Set exercise =
Identify the lines containing the word "matplotlib". Copy each one.

Entries provided =

______

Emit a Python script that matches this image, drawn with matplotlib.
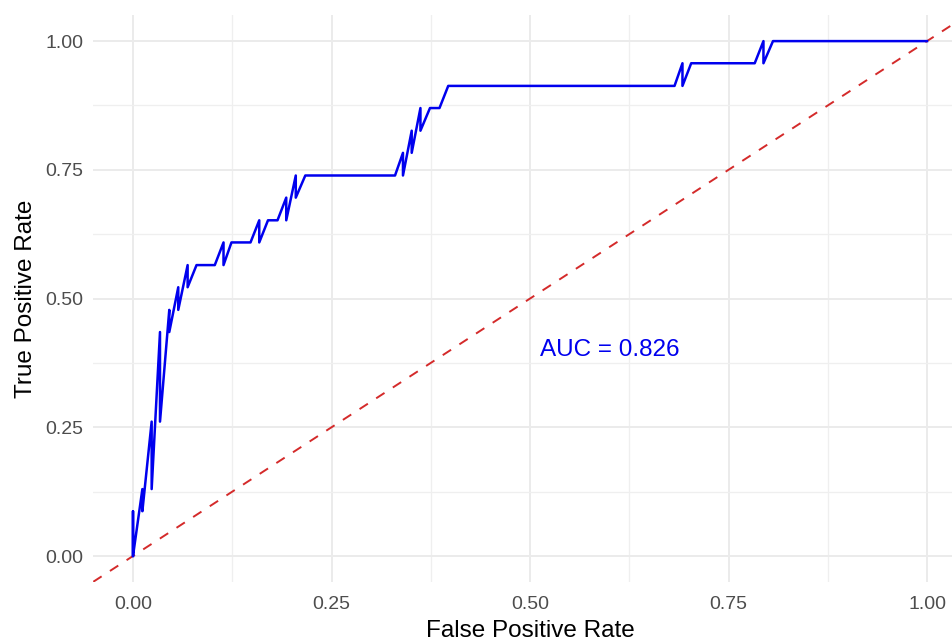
import matplotlib.pyplot as plt
from matplotlib.ticker import MultipleLocator

plt.rcParams["font.family"] = ["Liberation Sans", "DejaVu Sans"]

# ROC curve vertices, in drawing order
fpr = [0.0, 0.0, 0.0, 0.0118, 0.0118, 0.0235, 0.0235, 0.034, 0.034,
       0.0457, 0.0457, 0.057, 0.057, 0.0688, 0.0688, 0.080, 0.103, 0.114,
       0.114, 0.124, 0.148, 0.159, 0.159, 0.170, 0.182, 0.193, 0.193,
       0.205, 0.205, 0.217, 0.330, 0.340, 0.340, 0.351, 0.351, 0.362,
       0.362, 0.374, 0.386, 0.397, 0.682, 0.692, 0.692, 0.703, 0.783,
       0.794, 0.794, 0.806, 1.0]
tpr = [0.0, 0.087, 0.0, 0.130, 0.087, 0.261, 0.130, 0.435, 0.261,
       0.478, 0.435, 0.522, 0.478, 0.565, 0.522, 0.565, 0.565, 0.609,
       0.565, 0.609, 0.609, 0.652, 0.609, 0.652, 0.652, 0.696, 0.652,
       0.739, 0.696, 0.739, 0.739, 0.783, 0.739, 0.826, 0.783, 0.870,
       0.826, 0.870, 0.870, 0.913, 0.913, 0.957, 0.913, 0.957, 0.957,
       1.0, 0.957, 1.0, 1.0]
auc = 0.826

fig = plt.figure(figsize=(9.53, 6.4), dpi=100)
ax = fig.add_axes([0.0979, 0.091, 0.9165, 0.885])

ax.plot(fpr, tpr, color="#0000EE", lw=1.8, zorder=3)
ax.axline((0, 0), slope=1, color="#D42A2A", lw=1.4, dashes=(5.1, 5.1), zorder=2)
ax.text(0.6, 0.4, f"AUC = {auc:.3f}", color="#0000EE", fontsize=17.5,
        ha="center", va="center")

ax.set_xlim(-0.05, 1.05)
ax.set_ylim(-0.05, 1.05)
ax.xaxis.set_major_locator(MultipleLocator(0.25))
ax.yaxis.set_major_locator(MultipleLocator(0.25))
ax.xaxis.set_minor_locator(MultipleLocator(0.125))
ax.yaxis.set_minor_locator(MultipleLocator(0.125))
ax.xaxis.set_major_formatter(lambda v, p: f"{v:.2f}")
ax.yaxis.set_major_formatter(lambda v, p: f"{v:.2f}")

ax.grid(which="major", color="#EBEBEB", lw=1.4)
ax.grid(which="minor", color="#EFEFEF", lw=0.9)
ax.set_axisbelow(True)
for s in ax.spines.values():
    s.set_visible(False)
ax.tick_params(which="both", length=0)
ax.tick_params(axis="x", labelsize=14, labelcolor="#4D4D4D", pad=10)
ax.tick_params(axis="y", labelsize=14, labelcolor="#4D4D4D", pad=7)

ax.set_xlabel("False Positive Rate", fontsize=17.5, labelpad=5)
ax.set_ylabel("True Positive Rate", fontsize=17.5, labelpad=6)

fig.savefig("out.png", dpi=100)
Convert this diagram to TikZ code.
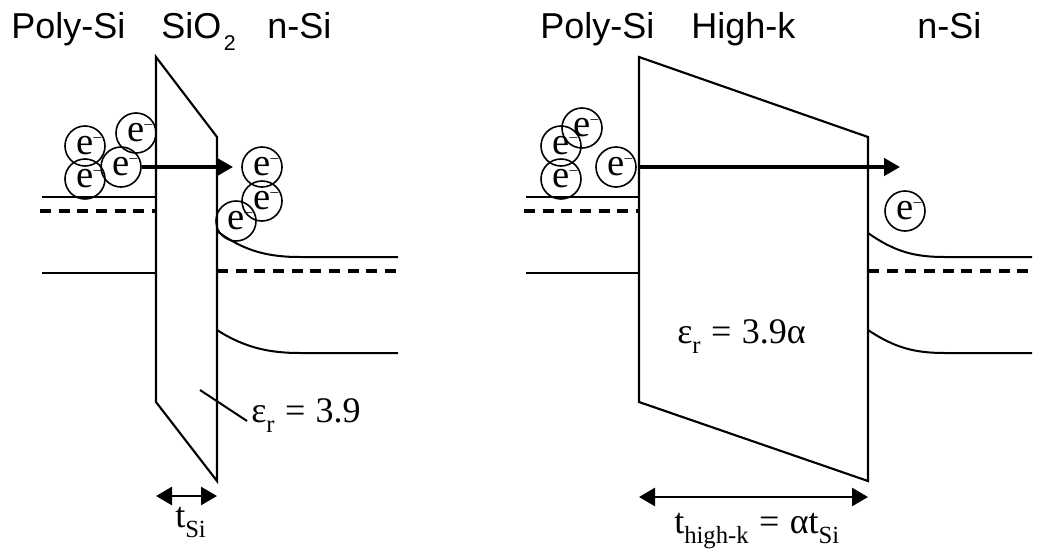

______

Result for this task =
Emit a Python script that matches this image, drawn with matplotlib.
import matplotlib.pyplot as plt
from matplotlib.ticker import MultipleLocator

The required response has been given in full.